Here I am, eating Crunchy Nut from the box and drinking cranberry juice in my bed, thinking about the fact that I am so unable to say ‘no’ to people, that I would probably end up in a relationship I don’t want to be in, if it weren’t for the look of utter disbelief on my face that makes the other person change their mind about liking me.
The most frequent word that comes out of my mouth is: sorry. Second one is probably: I’m fine. Well, that’s not one word, but yeah, you got the gist. I am so used to pleasing other people that sometimes I forget that I should be happy and that it’s completely alright to let other people do things for me- help me out, make me happy.
I remember once at the end of high school, I was on a holiday with one of my best friends back then, and I remember having a proper fight because she wanted me to make a decision about something I can’t even remember anymore. I just remember the fact that she was so pissed with me because I told her we can do whatever she wants to do, cause I’m not really picky and I will probably be happy with whatever she decides. After that she basically told me that I am lying and that I am as- selfish, I believe was the word she used- as anyone else in the world. I never understood why this was so important to her, and we kind of grew apart after that summer, but I never seemed to forget that fight we had.
I always believed that being nice to people can go a long way. It doesn’t cost anything and it can just make another person more at ease and happier. I guess somewhere along the way I stopped thinking how I shouldn’t go against me just to please someone else. Or just so that people don’t think I am rude.

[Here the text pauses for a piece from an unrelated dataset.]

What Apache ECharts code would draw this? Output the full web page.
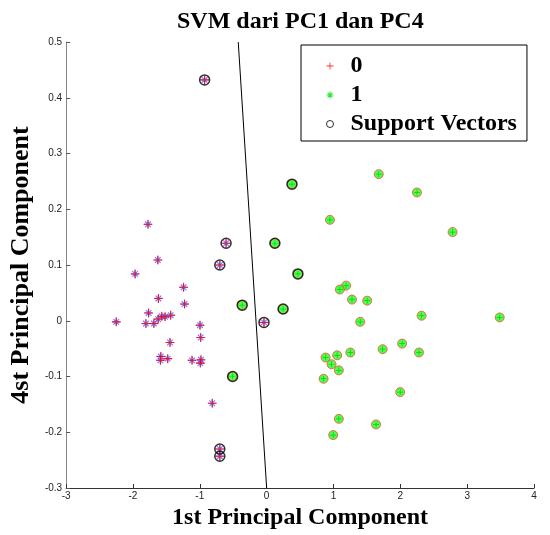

It’s not rude to have your opinion and voice it even though it might be what someone else doesn’t agree with. Especially if it would stop you from being in a situation that you don’t feel comfortable in. Is it? I don’t believe it is, but still I find myself either being silent or making up an answer that is so diplomatic and vague and trying to make myself be polite without actually saying anything important. Which is kind of getting me nowhere… or just making me feel bad.

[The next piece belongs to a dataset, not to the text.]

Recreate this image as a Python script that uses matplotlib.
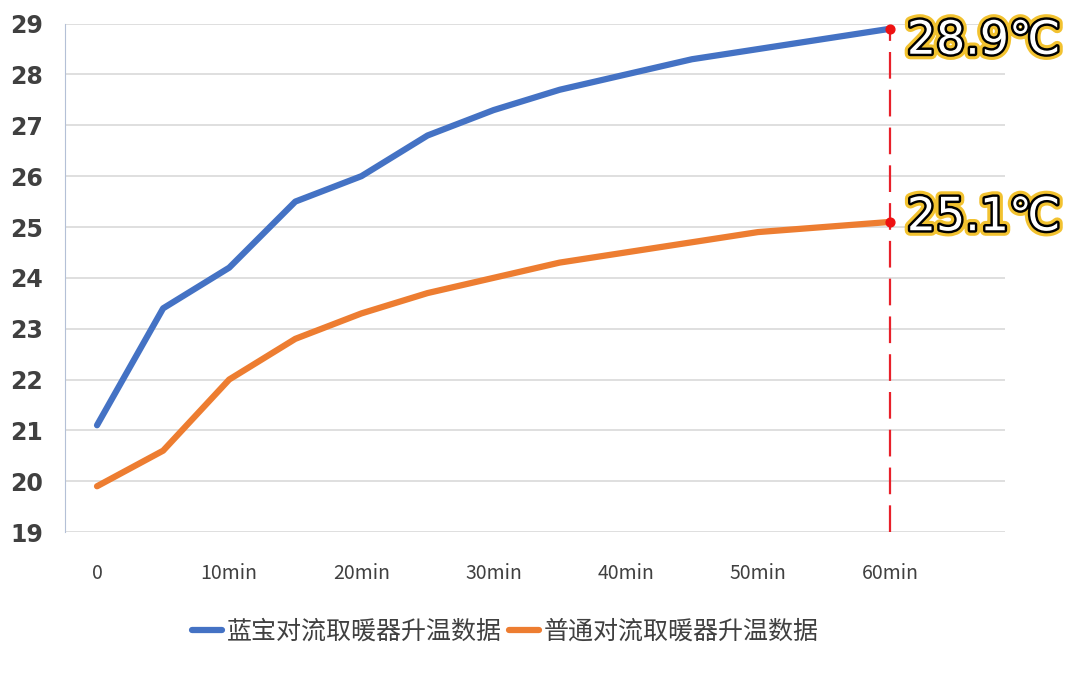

Which kind of brings me to the Mr Nice, my latest guy I have mentioned in the previous post. He is actually the one apologizing too much to me. He apologized for kissing me after our first date… For some reason he thought that might have upset me. I reassured him that everything was fine and that there is no need to apologize, but I still feel a bit weird about him doing that. I am so used to being on my own and taking care of my own happiness that I just can’t let anyone else do it. And he means well, but all of his niceness is just making me see how I am not ready to have a guy in my life.
He is everything a girl could ask for, but I just don’t feel like I deserve someone like that at the moment, nor do I know how to be with someone like him.
I can deal with people who only chat you up for 2 weeks and then stop talking with you. I can even deal with guys who I really like and who don’t want a relationship. But someone who is trying so hard around me… I just don’t want to hurt him. He is too nice person to be hurt.
And I am not even afraid about my feelings, because they have been through a lot and they will be fine. It’s just that Mr Nice doesn’t deserve that.
So one thing I have really realized with him is that after all this talk about boyfriends and being sad about being single, I know now that this is what I like being. I am not ready to commit. When I will be ready, it will be with my Mr Perfect (and he is out there, I know that). And considering butterflies are at the moment nowhere to be found, I can only conclude that Mr Perfect is definitely not Mr Nice. So my single life continues for now.